Communication December 2016

Building trust post-Brexit

A company-level case study

Although Brexit caused an immense economic impact around the globe, it hit the Japanese business world especially hard, resulting in an uncharacteristically direct level of demands from the Japanese government to its British counterpart. But it was not surprising given that it pushed all their cultural buttons.

Instability and Unpredictability
Firstly, the Japanese try to avoid instability and unpredictability. Group harmony, inflexible hierarchies, long termism and love of consensus are powerful forces within Japanese business. We may be used to some level of unpredictability in our decision-making processes, but the consensual decision-making Japanese are not.

They were not expecting the outcome of the referendum, and the feedback and reassurance needed by the Japanese to achieve harmony, enable long-term planning and to ensure there are no nasty surprises or loss of face is still not forthcoming.

Obligations and Commitments
Secondly, there was a sense that obligations arising from their long-term investments in the UK have not been met. Long-term commitments are a crucial part of business in Japan and investments into job creation, training, education and community links by companies such as Toyota (GB) PLC, Nissan Motor (GB) Limited and Hitachi, Ltd. are part of this sense of commitment.

However, this normally comes with a set of reciprocal expectations, including loyalty to your employer or the group. There was a palpable sense of betrayal by those Japanese companies in areas where the Brexit vote was high, especially when they had made some attempt to communicate with their employees.

The Japanese also invested heavily into the UK on a basis of trust in the commitments made by the previous government regarding EU benefits, and the potential withdrawal of these benefits, which were seen as “firm” commitments, has been interpreted as a breach of trust rather than a result of democracy.

Building up trust: a case study
The Japanese are one of the major investors into the UK, and they are still undertaking large global mergers and acquisitions deals from which the UK can benefit economically in these uncertain times. The prospect of Brexit has shaken the foundations of trust, which needs to be re-built not just on a diplomatic level, but by businesses wanting to enter the Japanese market, working with Japanese clients or being taken over by Japanese companies.
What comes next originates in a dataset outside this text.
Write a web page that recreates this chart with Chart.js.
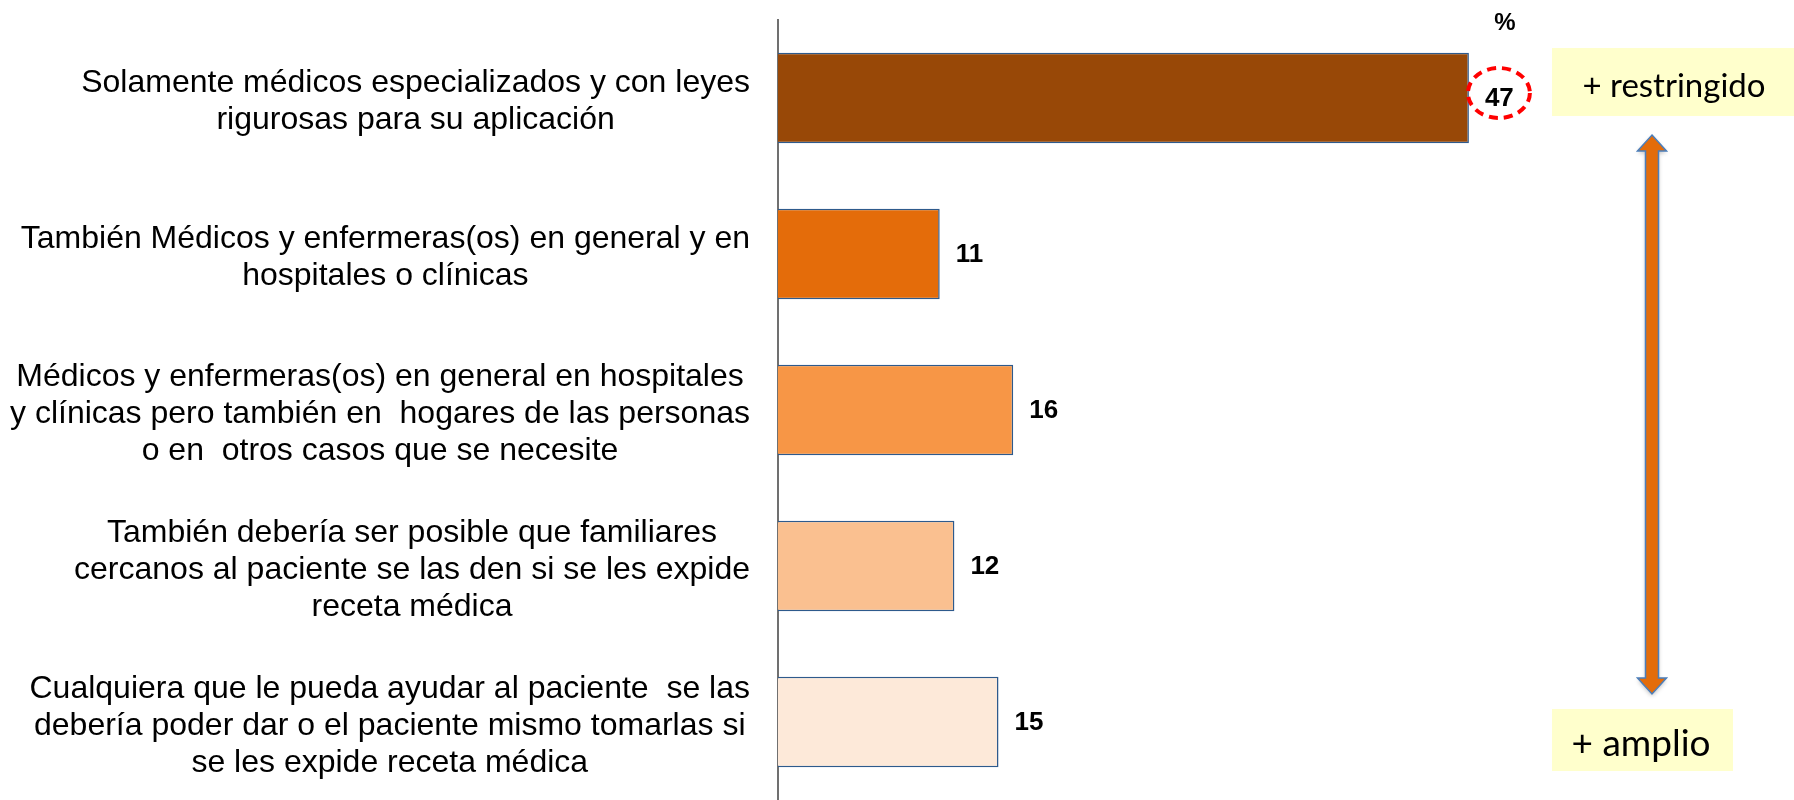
<!DOCTYPE html>
<html>
<head>
<meta charset="utf-8">
<script src="https://cdn.jsdelivr.net/npm/chart.js@4/dist/chart.umd.min.js"></script>
<style>
html,body{margin:0;padding:0;background:#fff;}
#wrap{width:1794px;height:800px;position:relative;}
</style>
</head>
<body>
<div id="wrap"><canvas id="c" width="1794" height="800"></canvas></div>
<script>
const categories = [
  ["Solamente médicos especializados y con leyes", "rigurosas para su aplicación"],
  ["También Médicos y enfermeras(os) en general y en", "hospitales o clínicas"],
  ["Médicos y enfermeras(os) en general en hospitales", "y clínicas pero también en  hogares de las personas", "o en  otros casos que se necesite"],
  ["También debería ser posible que familiares", "cercanos al paciente se las den si se les expide", "receta médica"],
  ["Cualquiera que le pueda ayudar al paciente  se las", "debería poder dar o el paciente mismo tomarlas si", "se les expide receta médica"]
];
const values = [47, 11, 16, 12, 15];
const barColors = ["#984807", "#E46C0A", "#F79646", "#FAC090", "#FDE9D9"];
const unitLabel = "%";
const scaleTop = "+ restringido";
const scaleBottom = "+ amplio";

const LABEL_FONT = '"Liberation Sans", Arial, sans-serif';
const LABEL_SIZE = 32;

// Each category label is a centred text block whose widest line ends at the same right edge
const labelBlocks = {
  id: 'labelBlocks',
  beforeDraw(chart) {
    const s = chart.scales.y;
    if (!s || typeof s.getLabelItems !== 'function') return;
    const items = s.getLabelItems(chart.chartArea);
    const ctx = chart.ctx;
    ctx.save();
    ctx.font = LABEL_SIZE + 'px ' + LABEL_FONT;
    const rightEdge = s.right - 28;
    items.forEach(it => {
      const lines = Array.isArray(it.label) ? it.label : [it.label];
      const w = Math.max(...lines.map(l => ctx.measureText(l).width));
      if (it.options && it.options.translation) {
        it.options.translation[0] = rightEdge - w / 2;
        it.options.translation[1] += 4;
      }
    });
    ctx.restore();
  }
};

const overlay = {
  id: 'overlay',
  afterDatasetsDraw(chart) {
    const ctx = chart.ctx;
    const meta = chart.getDatasetMeta(0);
    ctx.save();
    ctx.fillStyle = '#000';
    ctx.font = 'bold 26px "Liberation Sans", Arial, sans-serif';
    ctx.textAlign = 'left';
    ctx.textBaseline = 'middle';
    meta.data.forEach((el, i) => {
      ctx.fillText(String(values[i]), el.x + 16, el.y + 1);
    });
    // highlight ellipse on first value
    const e0 = meta.data[0];
    ctx.beginPath();
    ctx.ellipse(e0.x + 30, e0.y - 5, 31, 25, 0, 0, Math.PI * 2);
    ctx.strokeStyle = '#FF0000';
    ctx.lineWidth = 4;
    ctx.setLineDash([9, 6]);
    ctx.stroke();
    ctx.setLineDash([]);
    // percent sign
    ctx.font = 'bold 24px "Liberation Sans", Arial, sans-serif';
    ctx.textAlign = 'center';
    ctx.fillText(unitLabel, 1505, 23);
    // boxes
    ctx.fillStyle = '#FFFFCC';
    ctx.fillRect(1552, 48, 242, 68);
    ctx.fillRect(1552, 709, 181, 62);
    ctx.fillStyle = '#000';
    ctx.textBaseline = 'alphabetic';
    ctx.font = '33px Lato, "Open Sans", sans-serif';
    ctx.fillText(scaleTop, 1674, 97);
    ctx.font = '37px Lato, "Open Sans", sans-serif';
    ctx.fillText(scaleBottom, 1641, 756);
    // double arrow
    const ax = 1652, top = 135, bot = 694, sw = 6.5, hw = 14.5, hl = 16;
    ctx.beginPath();
    ctx.moveTo(ax, top);
    ctx.lineTo(ax + hw, top + hl);
    ctx.lineTo(ax + sw, top + hl);
    ctx.lineTo(ax + sw, bot - hl);
    ctx.lineTo(ax + hw, bot - hl);
    ctx.lineTo(ax, bot);
    ctx.lineTo(ax - hw, bot - hl);
    ctx.lineTo(ax - sw, bot - hl);
    ctx.lineTo(ax - sw, top + hl);
    ctx.lineTo(ax - hw, top + hl);
    ctx.closePath();
    ctx.shadowColor = 'rgba(0,0,0,0.25)';
    ctx.shadowBlur = 4;
    ctx.shadowOffsetY = 2;
    ctx.fillStyle = '#E36C0A';
    ctx.fill();
    ctx.shadowColor = 'transparent';
    ctx.strokeStyle = '#4A7EBB';
    ctx.lineWidth = 1.5;
    ctx.stroke();
    ctx.restore();
  }
};

new Chart(document.getElementById('c'), {
  type: 'bar',
  data: {
    labels: categories,
    datasets: [{
      data: values,
      backgroundColor: barColors,
      borderColor: '#2E5A8C',
      borderWidth: 1.5,
      barPercentage: 0.58,
      categoryPercentage: 1.0
    }]
  },
  options: {
    indexAxis: 'y',
    responsive: false,
    animation: false,
    layout: { padding: { left: 0, right: 281, top: 20, bottom: 0 } },
    plugins: { legend: { display: false }, tooltip: { enabled: false } },
    scales: {
      x: { display: false, min: 0, max: 50 },
      y: {
        grid: { display: false, drawTicks: false },
        border: { display: true, color: '#707070', width: 2 },
        ticks: {
          autoSkip: false,
          crossAlign: 'center',
          padding: 20,
          color: '#000',
          font: { family: LABEL_FONT, size: LABEL_SIZE, lineHeight: 1.15 }
        },
        afterFit(s) { s.width = 778; s.paddingTop = 0; s.paddingBottom = 0; }
      }
    }
  },
  plugins: [labelBlocks, overlay]
});
</script>
</body>
</html>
I work with companies to support them in doing just that—making sure their dealings with Japan at all levels are set up to create trust and long-term business relationships. One of the companies I recently worked with was Tokio Marine HCC (formerly called HCC Insurance Holdings Inc.), who were bought out by Tokio Marine Holdings last year in one of the biggest acquisition deals by a Japanese company to date. The human resources (HR) department, based in the Leicestershire village of Rearsby, wanted their staff to know more about Japan, as for many of the staff it was their first experience working for a Japanese company and they were keen to build the trust from the outset.

Raising interest in Japan and local links
Together we developed an introductory presentation for staff in Leicester and London to get an insight into current Japanese culture, society, language and corporate philosophy, so that they could understand the background of their new owners.

The staff in Leicestershire also got to find out what was happening in their area regarding Japan, especially as there are many such links through the University of Leicester and the local community. It also formed a foundation for executives transferring these skills to any direct involvement they might have with the Japanese headquarters, so that working relationships were optimised and there were no communication issues.

The positive attitudes from the HR team were reflected in the high level of interest shown by participants and their genuine curiosity about Japan. Every time I visit the office, people are asking questions about the country, and they all know the name of the Japanese representative from Tokio Marine in London—Kenichi Sakakibara—better known as Ken to the local staff.

This interest in Japan and willingness to learn about how to work together properly was acknowledged and appreciated by the Japanese side, and it also led to some recognition among the Japanese business community in London. Although it happened on a very soft level, it formed the basis of a trusting relationship founded on shared understanding and the willingness to learn about each other.